Since the US Food and Drug Administration (FDA) approval of the anti-TB drug pretomanid in 2019 as part of a three-drug, 6-month oral treatment regimen for patients with extensively drug-resistant TB (XDR-TB) or those with multidrug-resistant TB (MDR-TB) that is treatment intolerant or nonresponsive, a growing number of countries have started providing the regimen to the patients who need it.
That’s significant because the BPaL (bedaquiline, pretomanid, and linezolid) regimen is a major improvement over the standard regimens for highly drug-resistant TB, which last 18 to 24 months and include multiple antibiotics, some of which need to be injected and can have severe side effects, and have a poor success rate.
In addition to being shorter and less toxic, data from the phase 3 Nix-TB trial demonstrated a success rate of 90% for the BPaL regimen at 6 month follow-up, and a recent analysis found that success rate was sustained at 2 years. The overall treatment success rate reported in 2018 for the standard XDR-TB regimen was 39%, according to the WHO.
“It’s a transformative change, when it comes to treatment of the worst kinds of TB,” Sandeep Juneja, senior vice president of market access at TB Alliance, told CIDRAP News. Pretomanid was developed by TB Alliance, which has been working with partners since the FDA approval to accelerate global approval and access to the BPaL regimen.

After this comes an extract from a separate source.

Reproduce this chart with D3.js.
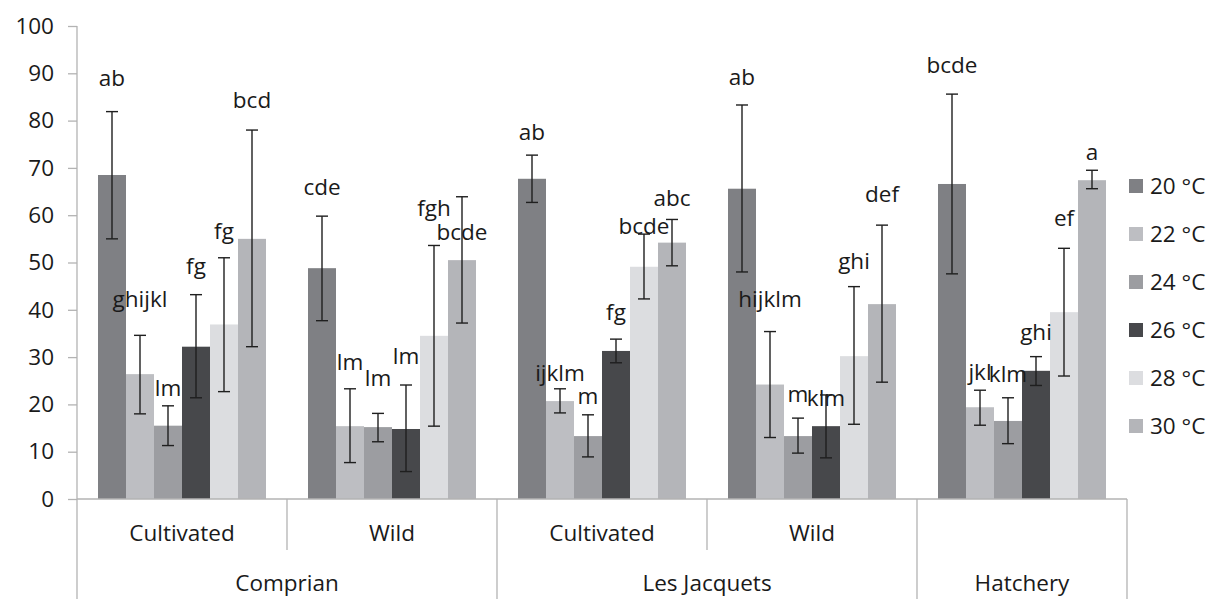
<!DOCTYPE html>
<html>
<head>
<meta charset="utf-8">
<script src="https://cdn.jsdelivr.net/npm/d3@7"></script>
<style>
  html, body { margin: 0; padding: 0; background: #fff; }
  svg { display: block; }
  text { font-family: "Open Sans", sans-serif; fill: #1a1a1a; }
</style>
</head>
<body>
<svg id="chart" width="1211" height="599"></svg>
<script>
// ---- data ----
const series = ["20 °C", "22 °C", "24 °C", "26 °C", "28 °C", "30 °C"];
const groups = ["Comprian|Cultivated", "Comprian|Wild", "Les Jacquets|Cultivated", "Les Jacquets|Wild", "Hatchery|"];
const sites = ["Comprian", "Les Jacquets", "Hatchery"];
const siteSpans = [2, 2, 1];
const subLabels = ["Cultivated", "Wild", "Cultivated", "Wild", ""];
const yTicks = [0, 10, 20, 30, 40, 50, 60, 70, 80, 90, 100];

// mean values per group (rows) and temperature (columns)
const means = [
  [68.5, 26.4, 15.5, 32.2, 36.9, 55.0],
  [48.8, 15.4, 15.2, 14.8, 34.5, 50.5],
  [67.7, 20.7, 13.3, 31.3, 49.1, 54.2],
  [65.6, 24.2, 13.3, 15.4, 30.2, 41.2],
  [66.6, 19.4, 16.5, 27.1, 39.5, 67.4]
];
const errHigh = [
  [81.9, 34.6, 19.7, 43.2, 51.0, 78.0],
  [59.8, 23.3, 18.1, 24.1, 53.6, 63.9],
  [72.7, 23.3, 17.8, 33.8, 56.0, 59.1],
  [83.3, 35.4, 17.1, 22.0, 44.9, 57.9],
  [85.6, 23.0, 21.4, 30.1, 53.0, 69.5]
];
const errLow = [
  [55.0, 18.0, 11.3, 21.4, 22.7, 32.2],
  [37.7, 7.7, 12.1, 5.8, 15.4, 37.2],
  [62.7, 18.2, 8.9, 28.8, 42.3, 49.3],
  [48.0, 13.0, 9.7, 8.7, 15.8, 24.7],
  [47.6, 15.6, 11.7, 24.0, 26.0, 65.6]
];
const letters = [
  ["ab", "ghijkl", "lm", "fg", "fg", "bcd"],
  ["cde", "lm", "lm", "lm", "fgh", "bcde"],
  ["ab", "ijklm", "m", "fg", "bcde", "abc"],
  ["ab", "hijklm", "m", "klm", "ghi", "def"],
  ["bcde", "jkl", "klm", "ghi", "ef", "a"]
];
// value (y units) at which each letter annotation sits
const letterAt = [
  [88.8, 42.1, 23.3, 49.1, 56.5, 84.0],
  [65.7, 28.8, 25.4, 29.9, 61.2, 56.2],
  [77.3, 26.4, 21.6, 39.3, 57.4, 63.3],
  [88.9, 42.1, 22.0, 21.1, 50.0, 64.3],
  [91.4, 26.6, 26.2, 35.0, 59.2, 73.2]
];

const colors = ["#7f8084", "#bdbec2", "#9c9da1", "#47484b", "#dcdde0", "#b4b5b9"];

// ---- layout ----
const svg = d3.select("#chart");
const padL = 77, padR = 1127, padT = 26, baseY = 499;

const x0 = d3.scaleBand().domain(groups).range([padL, padR]).paddingInner(0).paddingOuter(0);
const x1 = d3.scaleBand().domain(series).range([0, x0.bandwidth()]).paddingInner(0).paddingOuter(0.75);
const y = d3.scaleLinear().domain([0, 100]).range([baseY, padT]);
const color = d3.scaleOrdinal().domain(series).range(colors);

const FS = 22.5;

// y axis
const yAxis = d3.axisLeft(y).tickValues(yTicks).tickSize(9).tickPadding(14);
const gy = svg.append("g").attr("transform", `translate(${padL},0)`).call(yAxis);
gy.select(".domain").remove();
gy.selectAll(".tick line").attr("stroke", "#b3b3b3").attr("stroke-width", 1.3);
gy.selectAll(".tick text").style("font-size", FS + "px").style("font-family", '"Open Sans", sans-serif').attr("fill", "#1a1a1a");
svg.append("line").attr("x1", padL).attr("x2", padL).attr("y1", padT).attr("y2", 599)
  .attr("stroke", "#b3b3b3").attr("stroke-width", 1.3);

// bars
const flat = [];
groups.forEach((g, gi) => series.forEach((s, si) => flat.push({
  g, s, gi, si, v: means[gi][si], hi: errHigh[gi][si], lo: errLow[gi][si],
  t: letters[gi][si], ty: letterAt[gi][si]
})));

svg.append("g").selectAll("rect").data(flat).join("rect")
  .attr("x", d => x0(d.g) + x1(d.s))
  .attr("width", x1.bandwidth())
  .attr("y", d => y(d.v))
  .attr("height", d => y(0) - y(d.v))
  .attr("fill", d => color(d.s));

// error bars
const eb = svg.append("g").attr("stroke", "#1f1f1f").attr("stroke-width", 1.4);
flat.forEach(d => {
  const cx = x0(d.g) + x1(d.s) + x1.bandwidth() / 2;
  eb.append("line").attr("x1", cx).attr("x2", cx).attr("y1", y(d.hi)).attr("y2", y(d.lo));
  eb.append("line").attr("x1", cx - 6).attr("x2", cx + 6).attr("y1", y(d.hi)).attr("y2", y(d.hi));
  eb.append("line").attr("x1", cx - 6).attr("x2", cx + 6).attr("y1", y(d.lo)).attr("y2", y(d.lo));
});

// letters
svg.append("g").selectAll("text").data(flat).join("text")
  .attr("x", d => x0(d.g) + x1(d.s) + x1.bandwidth() / 2)
  .attr("y", d => y(d.ty))
  .attr("dy", "0.3em")
  .attr("text-anchor", "middle")
  .style("font-size", FS + "px")
  .text(d => d.t);

// x axis baseline
svg.append("line").attr("x1", padL).attr("x2", padR).attr("y1", baseY).attr("y2", baseY)
  .attr("stroke", "#b3b3b3").attr("stroke-width", 1.3);

// sub-category labels
groups.forEach((g, gi) => {
  const cx = x0(g) + x0.bandwidth() / 2;
  svg.append("text").attr("x", cx).attr("y", 533).attr("dy", "0.35em")
    .attr("text-anchor", "middle").style("font-size", FS + "px").text(subLabels[gi]);
});
// dividers: full height at site boundaries, short within a site
let idx = 0;
const boundaries = new Set([0]);
siteSpans.forEach(n => { idx += n; boundaries.add(idx); });
for (let i = 1; i <= groups.length; i++) {
  const xx = i < groups.length ? x0(groups[i]) : padR;
  svg.append("line").attr("x1", xx).attr("x2", xx).attr("y1", baseY)
    .attr("y2", boundaries.has(i) ? 599 : 550)
    .attr("stroke", "#b3b3b3").attr("stroke-width", 1.3);
}
// site labels
let startIdx = 0;
sites.forEach((s, i) => {
  const a = x0(groups[startIdx]);
  const endIdx = startIdx + siteSpans[i];
  const b = endIdx < groups.length ? x0(groups[endIdx]) : padR;
  svg.append("text").attr("x", (a + b) / 2).attr("y", 583).attr("dy", "0.35em")
    .attr("text-anchor", "middle").style("font-size", FS + "px").text(s);
  startIdx = endIdx;
});

// legend
const lg = svg.append("g");
series.forEach((s, i) => {
  const cy = 186 + i * 48;
  lg.append("rect").attr("x", 1129).attr("y", cy - 7).attr("width", 14).attr("height", 14).attr("fill", color(s));
  lg.append("text").attr("x", 1150).attr("y", cy).attr("dy", "0.35em").style("font-size", FS + "px").text(s);
});
</script>
</body>
</html>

And now more patients with the worst kinds of TB will have access to it. Pretomanid has been made available to 150 low- and middle-income countries through the Stop TB Partnership’s Global Drug Facility, and TB Alliance has reached commercialization agreements with international manufacturing partners to promote competitive and sustainable pricing of the new regimen.

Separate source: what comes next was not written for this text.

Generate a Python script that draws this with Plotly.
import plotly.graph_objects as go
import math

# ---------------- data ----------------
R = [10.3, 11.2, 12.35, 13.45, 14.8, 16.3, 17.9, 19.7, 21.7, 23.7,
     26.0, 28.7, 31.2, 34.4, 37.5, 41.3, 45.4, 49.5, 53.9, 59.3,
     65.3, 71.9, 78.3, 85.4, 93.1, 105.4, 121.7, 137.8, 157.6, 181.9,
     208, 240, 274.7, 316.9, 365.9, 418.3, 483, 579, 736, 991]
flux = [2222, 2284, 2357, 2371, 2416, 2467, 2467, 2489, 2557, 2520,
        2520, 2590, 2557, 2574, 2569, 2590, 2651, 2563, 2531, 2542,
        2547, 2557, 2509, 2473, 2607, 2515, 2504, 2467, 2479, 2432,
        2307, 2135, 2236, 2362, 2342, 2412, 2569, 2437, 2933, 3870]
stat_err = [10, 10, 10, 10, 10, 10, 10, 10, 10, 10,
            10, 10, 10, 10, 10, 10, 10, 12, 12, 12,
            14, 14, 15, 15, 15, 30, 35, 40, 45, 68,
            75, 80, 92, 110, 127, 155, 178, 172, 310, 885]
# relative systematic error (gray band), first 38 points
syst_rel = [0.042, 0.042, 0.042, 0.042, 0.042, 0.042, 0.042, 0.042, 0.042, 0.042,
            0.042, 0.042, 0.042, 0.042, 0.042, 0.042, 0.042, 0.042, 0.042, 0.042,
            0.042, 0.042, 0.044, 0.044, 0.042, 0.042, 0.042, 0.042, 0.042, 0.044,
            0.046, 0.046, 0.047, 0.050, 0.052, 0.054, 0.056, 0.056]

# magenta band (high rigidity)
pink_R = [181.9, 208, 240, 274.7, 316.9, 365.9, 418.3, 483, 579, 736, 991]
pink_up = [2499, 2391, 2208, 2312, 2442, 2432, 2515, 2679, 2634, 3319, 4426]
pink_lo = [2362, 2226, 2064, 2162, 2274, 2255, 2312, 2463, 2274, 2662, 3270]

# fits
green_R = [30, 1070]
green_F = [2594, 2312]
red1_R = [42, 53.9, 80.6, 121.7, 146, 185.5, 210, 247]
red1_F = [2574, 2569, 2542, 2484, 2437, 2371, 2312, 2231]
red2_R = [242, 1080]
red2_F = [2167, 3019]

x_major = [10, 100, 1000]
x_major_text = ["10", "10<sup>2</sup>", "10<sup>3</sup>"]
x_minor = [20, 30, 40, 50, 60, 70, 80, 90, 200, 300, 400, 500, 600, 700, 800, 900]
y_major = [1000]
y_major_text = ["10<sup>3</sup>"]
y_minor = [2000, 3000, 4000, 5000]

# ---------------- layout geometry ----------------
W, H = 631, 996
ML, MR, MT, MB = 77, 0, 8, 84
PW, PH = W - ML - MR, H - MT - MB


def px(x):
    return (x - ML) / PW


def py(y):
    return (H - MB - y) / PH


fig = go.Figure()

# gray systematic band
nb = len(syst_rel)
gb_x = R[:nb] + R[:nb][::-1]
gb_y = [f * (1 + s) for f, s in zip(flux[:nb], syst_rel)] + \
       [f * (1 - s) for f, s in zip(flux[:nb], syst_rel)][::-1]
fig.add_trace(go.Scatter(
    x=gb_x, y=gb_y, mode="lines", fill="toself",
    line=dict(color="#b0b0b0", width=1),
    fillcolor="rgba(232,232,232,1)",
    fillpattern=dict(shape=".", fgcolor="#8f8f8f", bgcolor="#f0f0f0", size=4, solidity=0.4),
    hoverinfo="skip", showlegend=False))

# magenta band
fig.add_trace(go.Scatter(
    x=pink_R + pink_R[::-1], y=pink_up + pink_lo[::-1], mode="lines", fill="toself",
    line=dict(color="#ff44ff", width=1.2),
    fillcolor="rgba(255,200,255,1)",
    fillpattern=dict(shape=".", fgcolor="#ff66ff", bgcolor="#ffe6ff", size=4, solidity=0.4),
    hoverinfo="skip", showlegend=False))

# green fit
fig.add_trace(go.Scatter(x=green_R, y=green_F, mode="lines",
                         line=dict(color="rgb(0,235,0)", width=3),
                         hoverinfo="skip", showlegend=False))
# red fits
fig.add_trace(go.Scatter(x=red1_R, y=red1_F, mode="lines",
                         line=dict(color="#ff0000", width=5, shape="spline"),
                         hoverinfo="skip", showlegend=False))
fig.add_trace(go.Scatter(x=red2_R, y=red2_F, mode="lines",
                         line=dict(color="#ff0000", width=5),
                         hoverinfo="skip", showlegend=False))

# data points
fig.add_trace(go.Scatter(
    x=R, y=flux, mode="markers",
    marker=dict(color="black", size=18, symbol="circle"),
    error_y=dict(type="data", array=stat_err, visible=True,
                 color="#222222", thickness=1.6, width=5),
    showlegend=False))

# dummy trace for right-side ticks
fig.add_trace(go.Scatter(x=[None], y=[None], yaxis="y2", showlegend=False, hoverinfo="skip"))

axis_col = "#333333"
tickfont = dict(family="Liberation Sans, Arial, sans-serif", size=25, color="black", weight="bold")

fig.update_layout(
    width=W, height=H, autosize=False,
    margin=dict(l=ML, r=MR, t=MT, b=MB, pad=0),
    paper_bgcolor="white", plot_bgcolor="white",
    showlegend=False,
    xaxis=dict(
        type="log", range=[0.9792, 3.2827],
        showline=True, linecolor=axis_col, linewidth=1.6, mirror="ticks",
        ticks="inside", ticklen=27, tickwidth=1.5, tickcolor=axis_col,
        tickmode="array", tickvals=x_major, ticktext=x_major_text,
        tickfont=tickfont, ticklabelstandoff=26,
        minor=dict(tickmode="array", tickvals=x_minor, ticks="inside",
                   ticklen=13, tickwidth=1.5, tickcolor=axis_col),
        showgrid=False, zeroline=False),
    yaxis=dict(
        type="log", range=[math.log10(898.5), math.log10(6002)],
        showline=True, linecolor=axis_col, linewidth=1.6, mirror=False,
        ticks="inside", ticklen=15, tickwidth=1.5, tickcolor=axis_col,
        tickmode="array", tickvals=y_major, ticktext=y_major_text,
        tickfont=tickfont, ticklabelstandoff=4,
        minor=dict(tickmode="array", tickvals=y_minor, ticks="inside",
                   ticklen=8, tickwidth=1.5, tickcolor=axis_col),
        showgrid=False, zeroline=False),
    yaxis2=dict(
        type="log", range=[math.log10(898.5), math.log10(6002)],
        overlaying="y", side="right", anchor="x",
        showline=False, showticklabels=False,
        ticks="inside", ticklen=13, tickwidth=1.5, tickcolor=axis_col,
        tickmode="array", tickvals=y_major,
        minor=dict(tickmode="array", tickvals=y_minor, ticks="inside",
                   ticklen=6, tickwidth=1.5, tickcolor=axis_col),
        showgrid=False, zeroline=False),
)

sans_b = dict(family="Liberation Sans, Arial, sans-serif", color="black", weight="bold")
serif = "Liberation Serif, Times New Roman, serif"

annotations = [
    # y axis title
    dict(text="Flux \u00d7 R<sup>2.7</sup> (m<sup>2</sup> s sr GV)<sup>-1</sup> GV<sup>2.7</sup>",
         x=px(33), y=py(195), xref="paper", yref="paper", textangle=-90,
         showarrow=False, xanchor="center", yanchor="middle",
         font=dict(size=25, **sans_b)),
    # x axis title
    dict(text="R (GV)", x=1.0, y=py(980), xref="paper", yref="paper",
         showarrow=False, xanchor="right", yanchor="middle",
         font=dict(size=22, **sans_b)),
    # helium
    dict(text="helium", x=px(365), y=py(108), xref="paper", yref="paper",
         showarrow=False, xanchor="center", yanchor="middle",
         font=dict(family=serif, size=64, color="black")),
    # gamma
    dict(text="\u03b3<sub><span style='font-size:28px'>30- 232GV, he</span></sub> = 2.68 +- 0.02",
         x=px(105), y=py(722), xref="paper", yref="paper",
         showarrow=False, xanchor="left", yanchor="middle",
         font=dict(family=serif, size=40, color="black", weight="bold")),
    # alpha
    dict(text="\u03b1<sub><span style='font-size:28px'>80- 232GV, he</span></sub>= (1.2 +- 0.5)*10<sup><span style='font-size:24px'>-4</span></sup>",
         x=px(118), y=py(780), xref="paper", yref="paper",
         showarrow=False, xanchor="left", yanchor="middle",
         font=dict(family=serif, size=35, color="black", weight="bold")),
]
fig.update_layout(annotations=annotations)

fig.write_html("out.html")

Per WHO guidelines introduced in 2019, countries can use the BPaL regimen under operational research conditions, which require patients to be monitored and tracked carefully. According to TB Alliance, more than 28 countries have procured the regimen or will soon be providing it to patients under those guidelines.
“It’s gathering momentum pretty rapidly in many countries now,” Juneja said. “There are several countries that have already commenced putting patients on [BPaL] treatment under operational research conditions, and many others are gearing up to start that.”

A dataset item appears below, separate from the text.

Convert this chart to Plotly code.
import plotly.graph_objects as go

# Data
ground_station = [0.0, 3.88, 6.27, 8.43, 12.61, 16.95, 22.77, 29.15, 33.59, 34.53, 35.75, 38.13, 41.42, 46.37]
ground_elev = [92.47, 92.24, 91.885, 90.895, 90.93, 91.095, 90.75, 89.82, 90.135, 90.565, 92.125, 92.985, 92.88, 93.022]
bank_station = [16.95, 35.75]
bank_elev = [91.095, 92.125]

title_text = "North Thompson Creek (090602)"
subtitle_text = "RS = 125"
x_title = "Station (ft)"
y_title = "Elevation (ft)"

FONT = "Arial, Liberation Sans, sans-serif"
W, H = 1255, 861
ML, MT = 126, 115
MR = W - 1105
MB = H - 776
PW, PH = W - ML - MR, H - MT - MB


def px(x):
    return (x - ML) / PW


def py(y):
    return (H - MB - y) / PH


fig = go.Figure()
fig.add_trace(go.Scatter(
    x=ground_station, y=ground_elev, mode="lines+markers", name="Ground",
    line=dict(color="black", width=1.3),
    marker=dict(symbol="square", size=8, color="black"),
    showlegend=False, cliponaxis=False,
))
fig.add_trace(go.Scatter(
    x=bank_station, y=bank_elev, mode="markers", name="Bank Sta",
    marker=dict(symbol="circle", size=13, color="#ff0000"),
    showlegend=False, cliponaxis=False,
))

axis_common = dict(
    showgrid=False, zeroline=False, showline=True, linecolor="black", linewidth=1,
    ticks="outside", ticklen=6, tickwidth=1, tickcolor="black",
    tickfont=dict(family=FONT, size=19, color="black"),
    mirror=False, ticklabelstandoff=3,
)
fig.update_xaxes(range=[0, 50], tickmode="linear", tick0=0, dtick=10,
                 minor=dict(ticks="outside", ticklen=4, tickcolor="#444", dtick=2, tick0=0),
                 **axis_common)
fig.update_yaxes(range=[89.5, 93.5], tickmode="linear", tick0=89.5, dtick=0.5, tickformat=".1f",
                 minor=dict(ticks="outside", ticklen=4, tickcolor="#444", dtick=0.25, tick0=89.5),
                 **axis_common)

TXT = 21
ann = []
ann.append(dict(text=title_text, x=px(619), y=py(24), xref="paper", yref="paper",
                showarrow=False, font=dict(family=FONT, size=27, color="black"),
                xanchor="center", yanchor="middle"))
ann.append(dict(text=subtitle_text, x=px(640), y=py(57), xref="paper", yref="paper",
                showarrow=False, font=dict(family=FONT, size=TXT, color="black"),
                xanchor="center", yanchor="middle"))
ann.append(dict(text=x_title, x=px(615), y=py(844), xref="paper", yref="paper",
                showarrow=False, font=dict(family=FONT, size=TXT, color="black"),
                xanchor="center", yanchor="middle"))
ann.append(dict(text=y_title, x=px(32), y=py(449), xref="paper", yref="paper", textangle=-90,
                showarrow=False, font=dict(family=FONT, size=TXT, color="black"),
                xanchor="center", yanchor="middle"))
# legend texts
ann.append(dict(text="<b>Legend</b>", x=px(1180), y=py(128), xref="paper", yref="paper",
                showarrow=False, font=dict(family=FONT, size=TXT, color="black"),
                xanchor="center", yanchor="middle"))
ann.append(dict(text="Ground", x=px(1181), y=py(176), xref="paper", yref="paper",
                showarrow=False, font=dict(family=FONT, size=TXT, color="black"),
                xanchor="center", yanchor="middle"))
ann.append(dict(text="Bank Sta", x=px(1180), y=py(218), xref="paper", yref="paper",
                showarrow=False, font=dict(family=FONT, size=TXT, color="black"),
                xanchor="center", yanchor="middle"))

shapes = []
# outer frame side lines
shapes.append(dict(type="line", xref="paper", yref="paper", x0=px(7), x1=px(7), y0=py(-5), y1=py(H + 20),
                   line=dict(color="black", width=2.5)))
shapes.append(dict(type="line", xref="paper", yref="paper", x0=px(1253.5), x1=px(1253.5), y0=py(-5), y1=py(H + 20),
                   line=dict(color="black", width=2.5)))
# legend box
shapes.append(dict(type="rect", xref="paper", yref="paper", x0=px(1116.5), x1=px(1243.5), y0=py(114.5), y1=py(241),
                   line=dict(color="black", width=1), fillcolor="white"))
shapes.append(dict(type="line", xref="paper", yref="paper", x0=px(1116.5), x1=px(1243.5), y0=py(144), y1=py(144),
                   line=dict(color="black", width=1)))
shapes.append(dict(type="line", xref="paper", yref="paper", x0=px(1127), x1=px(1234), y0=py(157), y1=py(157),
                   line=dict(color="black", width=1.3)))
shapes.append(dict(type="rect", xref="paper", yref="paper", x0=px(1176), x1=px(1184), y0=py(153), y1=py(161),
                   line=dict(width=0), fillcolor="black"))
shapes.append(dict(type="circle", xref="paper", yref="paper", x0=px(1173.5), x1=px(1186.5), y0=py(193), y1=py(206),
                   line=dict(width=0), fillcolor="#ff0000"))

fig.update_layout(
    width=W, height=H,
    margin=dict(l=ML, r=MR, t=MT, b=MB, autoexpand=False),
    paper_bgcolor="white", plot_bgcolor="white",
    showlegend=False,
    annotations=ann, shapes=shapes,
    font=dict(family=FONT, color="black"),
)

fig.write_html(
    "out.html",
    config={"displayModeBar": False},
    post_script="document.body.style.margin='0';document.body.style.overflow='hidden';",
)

Among the early adopters of the BPaL regimen were countries with a high burden of XDR-TB, like Ukraine and South Africa. But Junejal said countries less affected by XDR-TB are also planning to use the regimen under operational research conditions.
More research on shorter treatments for MDR-TB
Improving treatment options for drug-resistant TB is one element of the WHO’s End TB strategy, which calls for an 80% reduction in overall TB incidence, and a 90% reduction in TB deaths, by 2030. According to the WHO’s latest global TB report, and estimated 465,000 people developed MDR-TB or rifampicin-resistant TB in 2019.
In addition to supporting the shorter BPaL regimen for XDR-TB patients, the WHO has since 2018 recommended shorter MDR-TB regimens that prioritize newer medications and oral drugs over older, injectable drugs.
“Treatment is from two to three times shorter if countries follow our latest recommendations…[and] can be provided at home or the community, without unnecessary visits to healthcare facilities,” Kasaeva said.
And research into shorter, simpler treatments for MDR-TB patients continues. Medecins Sans Frontieres (MSF) announced today that a phase 2/3 clinical trial testing a 6-month regimen of bedaquiline, pretomanid, linezolid, and moxifloxacin against standard MDR-TB treatments—which last 9 to 20 months—stopped enrolling patients last week after the independent data safety and monitoring board indicated the shorter regimen was better. The conclusion was based on an interim analysis of 242 patients at trial sites in Belarus, South Africa, and Uzbekistan.
MSF says it’s preparing a dataset to share with the WHO and will publish the results in a peer-reviewed journal in the coming months.
“The findings could transform the way we treat patients with drug-resistant forms of TB worldwide, who have been neglected for too long,” trial steering committee member David Moore, MD, of the London School of Hygiene and Tropical Medicine said in an MSF press release.